Em resumo, o mercado financeiro parece ter aceitado a troca do atual aperto monetário pelo risco de que a desaceleração nos EUA se transforme num quadro de estagflação de imprevisíveis profundidade e duração.

A coisa não parece ser assim tão simples. O problema é que, de quem cabe responder se vale a pena correr tamanho risco, ou seja, do comando do FED, não se ouviu ainda uma orientação clara e isso não deixa de ser preocupante. Depois de ter retardado o combate à inflação, a autoridade monetária dos Estados Unidos não pode agora titubear em manter seu propósito de trazer a inflação para o mais perto possível da meta anual de 2%.

BANCO CENTRAL

Pode parecer exagerada, mas tem boa dose de razão a posição recentemente manifestada pelo respeitado economista brasileiro José Afonso Pastore, ex-presidente do nosso Banco Central, de que os bancos centrais têm de ser independentes não apenas dos governos, mas também dos mercados.





A propósito, o nosso Comitê de Política Monetária (Copom do Banco Central) começa hoje mais uma reunião e deve anunciar amanhã à tarde sua decisão de política monetária.

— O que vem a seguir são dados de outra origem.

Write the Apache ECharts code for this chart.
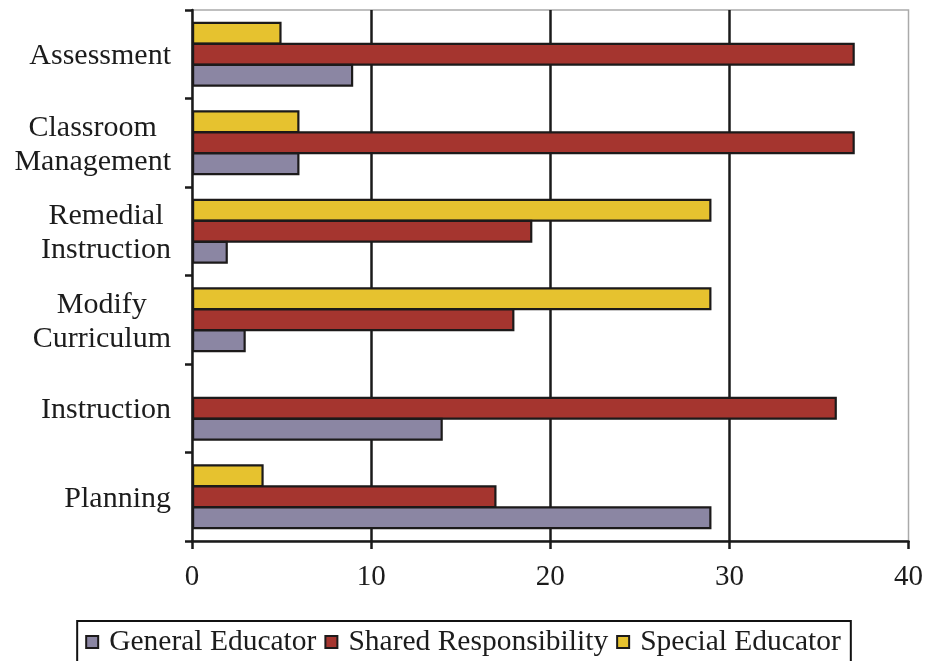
<!DOCTYPE html>
<html>
<head>
<meta charset="utf-8">
<style>
  html, body { margin: 0; padding: 0; background: #fff; }
  #chart { width: 926px; height: 661px; }
</style>
<script src="https://cdn.jsdelivr.net/npm/echarts@6/dist/echarts.min.js"></script>
</head>
<body>
<div id="chart"></div>
<script>
// Responsibility areas, listed top to bottom
const categories = [
  'Assessment',
  'Classroom\nManagement',
  'Remedial\nInstruction',
  'Modify\nCurriculum',
  'Instruction',
  'Planning'
];
const generalEducator = [9, 6, 2, 3, 14, 29];
const sharedResponsibility = [37, 37, 19, 18, 36, 17];
const specialEducator = [5, 6, 29, 29, null, 4];
const xTicks = [0, 10, 20, 30, 40];

const FONT = '"Liberation Serif", "DejaVu Serif", serif';
const chart = echarts.init(document.getElementById('chart'), null, { renderer: 'canvas' });

const barBorder = { borderColor: '#1c1a1a', borderWidth: 2.2 };

chart.setOption({
  animation: false,
  backgroundColor: '#fff',
  grid: {
    left: 192, right: 17, top: 10, bottom: 120,
    show: true, borderColor: '#aaa', borderWidth: 1.5, backgroundColor: 'transparent'
  },
  legend: {
    top: 621,
    left: 'center',
    icon: 'rect',
    itemWidth: 12,
    itemHeight: 12,
    itemGap: 8,
    borderColor: '#111',
    borderWidth: 2,
    padding: [6, 10, 30, 8],
    textStyle: { fontFamily: FONT, fontSize: 29.5, color: '#1c1c1c', padding: [0, 0, 0, 6] },
    data: ['General Educator', 'Shared Responsibility', 'Special Educator']
  },
  xAxis: {
    type: 'value',
    min: xTicks[0],
    max: xTicks[xTicks.length - 1],
    interval: 10,
    axisLine: { show: true, lineStyle: { color: '#1a1a1a', width: 2.5 } },
    axisTick: { show: true, length: 8, lineStyle: { color: '#1a1a1a', width: 2.5 } },
    axisLabel: { margin: 22, fontFamily: FONT, fontSize: 29, color: '#1c1c1c' },
    splitLine: {
      show: true, showMinLine: false, showMaxLine: false,
      lineStyle: { color: '#1a1a1a', width: 2.5 }
    }
  },
  yAxis: {
    type: 'category',
    inverse: true,
    data: categories,
    axisLine: { show: true, lineStyle: { color: '#1a1a1a', width: 2.5 } },
    axisTick: { show: true, length: 7, lineStyle: { color: '#1a1a1a', width: 2.5 } },
    axisLabel: {
      margin: 21,
      fontFamily: FONT,
      fontSize: 30,
      color: '#1c1c1c',
      lineHeight: 34,
      formatter: v => v.split('\n').map(s => '{c|' + s + '}').join('\n'),
      rich: { c: { align: 'center', fontFamily: FONT, fontSize: 30, lineHeight: 34, color: '#1c1c1c', padding: [4, 0, 0, 0] } }
    },
    splitLine: { show: false }
  },
  series: [
    {
      name: 'Special Educator', type: 'bar', data: specialEducator,
      barWidth: 23, barGap: '-9%',
      itemStyle: Object.assign({ color: '#e6c22f' }, barBorder)
    },
    {
      name: 'Shared Responsibility', type: 'bar', data: sharedResponsibility,
      barWidth: 23, barGap: '-9%',
      itemStyle: Object.assign({ color: '#a5352f' }, barBorder)
    },
    {
      name: 'General Educator', type: 'bar', data: generalEducator,
      barWidth: 23, barGap: '-9%',
      itemStyle: Object.assign({ color: '#8b86a3' }, barBorder)
    }
  ]
});
</script>
</body>
</html>
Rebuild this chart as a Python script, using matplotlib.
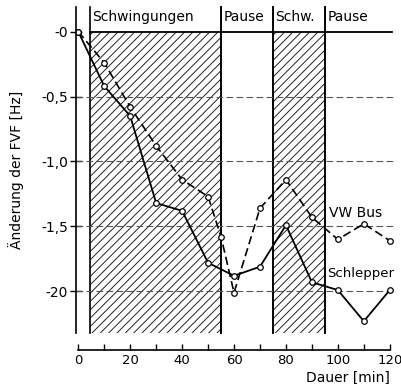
#!/usr/bin/env python3
"""Änderung der FVF over Dauer for VW Bus and Schlepper, with vibration/pause phases."""

import matplotlib
matplotlib.use("Agg")
import matplotlib.pyplot as plt

plt.rcParams["font.family"] = ["DejaVu Sans"]

# data
minutes = [0, 10, 20, 30, 40, 50, 55, 60, 70, 80, 90, 100, 110, 120]
vw_bus = [0.0, -0.24, -0.58, -0.88, -1.14, -1.27, -1.58, -2.01, -1.36, -1.14, -1.43, -1.60, -1.48, -1.61]

schlepper_min = [0, 10, 20, 30, 40, 50, 60, 70, 80, 90, 100, 110, 120]
schlepper = [0.0, -0.42, -0.65, -1.32, -1.38, -1.78, -1.88, -1.81, -1.49, -1.93, -1.99, -2.23, -1.99]

phases = [(4.5, 55, "Schwingungen", True), (55, 75, "Pause", False),
          (75, 95, "Schw.", True), (95, 121, "Pause", False)]

y_ticks = [0, -0.5, -1.0, -1.5, -2.0]
y_ticklabels = ["-0", "-0,5", "-1,0", "-1,5", "-20"]
x_ticks = [0, 20, 40, 60, 80, 100, 120]

FS = 10

fig = plt.figure(figsize=(4.01, 3.84), dpi=100)
ax = fig.add_axes([0.19, 0.133, 0.795, 0.849])
ax.set_xlim(-0.8, 122)
ax.set_ylim(-2.32, 0.19)

plt.rcParams["hatch.linewidth"] = 0.7
for x0, x1, name, shaded in phases:
    if shaded:
        ax.fill_between([x0, x1], -2.32, 0, facecolor="white", edgecolor="#222222",
                        hatch="////", linewidth=0)
    for xb in (x0, x1):
        if xb < 120:
            ax.plot([xb, xb], [-2.32, 0.19], color="black", lw=1.2, clip_on=False)
    ax.text(x0 + 1.0, 0.11, name, fontsize=FS, va="center", ha="left")

ax.plot([4.5, 121], [0, 0], color="black", lw=1.3)
for yv in [-0.5, -1.0, -1.5, -2.0]:
    ax.plot([-0.8, 122], [yv, yv], color="#555555", lw=0.8, ls=(0, (6, 3)))

ax.plot(minutes, vw_bus, color="black", lw=1.2, ls=(0, (5, 2.5)), marker="o",
        ms=4, mfc="white", mec="black", mew=0.9)
ax.plot(schlepper_min, schlepper, color="black", lw=1.3, marker="o",
        ms=4, mfc="white", mec="black", mew=0.9)

ax.text(96.5, -1.40, "VW Bus", fontsize=FS, va="center", ha="left")
ax.text(96.0, -1.86, "Schlepper", fontsize=9.5, va="center", ha="left")

ax.spines["top"].set_visible(False)
ax.spines["right"].set_visible(False)
ax.spines["bottom"].set_position(("outward", 12))
ax.spines["bottom"].set_bounds(0, 120)
ax.spines["left"].set_linewidth(1.2)
ax.spines["bottom"].set_linewidth(1.2)

ax.set_yticks(y_ticks)
ax.set_yticklabels(y_ticklabels, fontsize=FS)
ax.tick_params(axis="y", direction="inout", length=8, width=1.0, pad=2)
ax.set_xticks(x_ticks)
ax.set_xticks(range(10, 120, 20), minor=True)
ax.tick_params(axis="x", which="both", direction="in", length=4, width=1.0, labelsize=9.5, pad=3)

ax.set_ylabel("Änderung der FVF [Hz]", fontsize=FS, labelpad=12)
ax.text(120, -2.665, "Dauer [min]", fontsize=FS, ha="right", va="center")

fig.savefig("out.png", dpi=100)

Na ata da última decisão de elevar a Selic para 13,25% (tomada em junho), o comitê antecipou a possibilidade de repetir a dose (0,5 ponto percentual de aumento) ou adotar taxa menor.

É verdade que o Brasil vive um momento de baixa da inflação – por enquanto localizada em alguns segmentos beneficiados por redução de impostos. O que se espera é uma posição prudente de reconhecer a atual queda dos preços, sem correr o risco de julgá-la uma tendência. Nesse ponto, estamos bem melhor do que o FED.